Market update: Iran nuclear pact hits oil prices and boosts markets – 25.11.2013
Source: Henderson Global Investors
On Friday, Wall Street advanced higher (S&P 500 +0.5%, Dow Jones +0.3%). The market’s fear gauge, the CBOE Volatility Index fell as the positive mood following Thursday’s upbeat weekly unemployment report and support for Janet Yellen’s nomination as the next head of the Federal Reserve continued. In tech news, Intel Corp. announced that it anticipates unit sales for PCs will fall to “‘low single-digit” growth next year. In the lead up to Thanksgiving with bond and equity markets closed on Thursday and partially closed on Friday, market activity is likely to be slow.
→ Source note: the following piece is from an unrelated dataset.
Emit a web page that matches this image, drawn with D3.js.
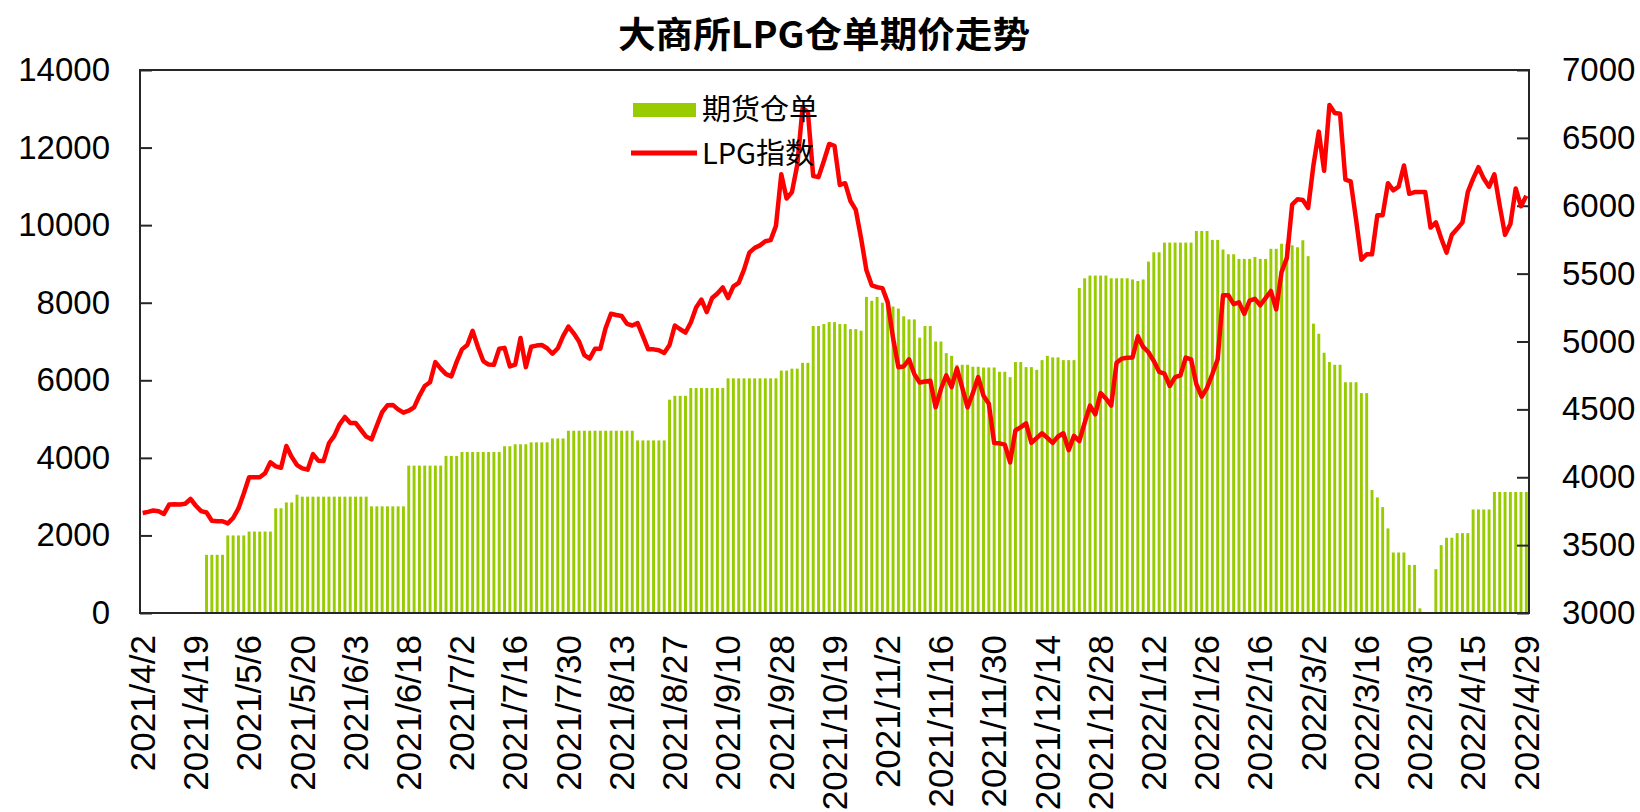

A historic deal with Iran to curb its nuclear programme was inked on Sunday in return for sanction relief on oil. This has led to negative pressure on crude oil prices. In Japan, investors are hoping for a continuation of the Bank of Japan’s accommodative monetary policy. Overnight, a weaker yen has caused the Nikkei 225 to advance to a six-month high, up 1.5%. Turning to European markets, stronger risk appetite is lifting the FTSE Eurofirst 300 and FTSE 100 higher (+0.5%, +0.4% respectively) at the time of writing.